With a campaign organization nurtured to identify, motivate and effectively get out the vote, the Conservatives had a distinct advantage in terms of converting political movement into seats. As the election returns rolled in, it was clear that the Conservatives had more effectively deployed their resources in Battleground Ontario. With an increase of about 8 percent in the popular vote in Ontario, they picked up an additional 20 seats (figure 4). This illustrates the focus, effort and smartness of the Conservative campaign team in not only taking advantage of a vote split in Ontario but having the resources to convert the vote split into seats to successfully assault Liberal Fortress Toronto.
For the NDP in the province of Quebec, outside of a limited number of riding pockets, there was little orange organization. The New Democrats relied on the good old-fashioned selfpropelled foot power of motivated voters to register their victories in Quebec.
On the ground-war front, the Greens were another interesting case in point. Their strategy of focusing resources on electing their leader with less emphasis on a national campaign won the day, but their overall level of support in this election dropped from a high of 6.8 percent in 2008 to 3.9 percent in 2011.

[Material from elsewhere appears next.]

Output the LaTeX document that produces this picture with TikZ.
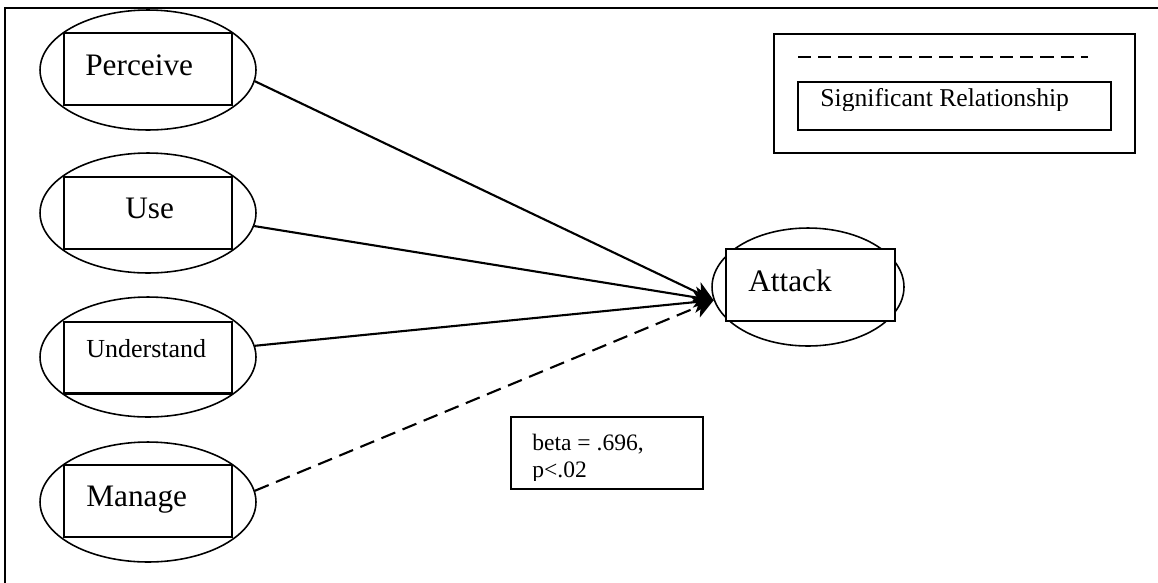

The once mighty Liberals, led by a leader whose brand was damaged by relentless Conservative attack ads, found themselves flat-footed in the face of NDP momentum and squeezed by voters who either wanted to send a message by voting NDP or preferred a Harper majority.
All in all, most of Canada’s major pollsters captured the election results accurately with another very positive research showing for Nanos.
With that, the 2011 national election will be one for the history books, the long-term impact on our political landscape still untold. Harper has his majority. Layton is ensconced in Stornoway. The Liberals have been dealt a defeat and the Greens have elected their first MP.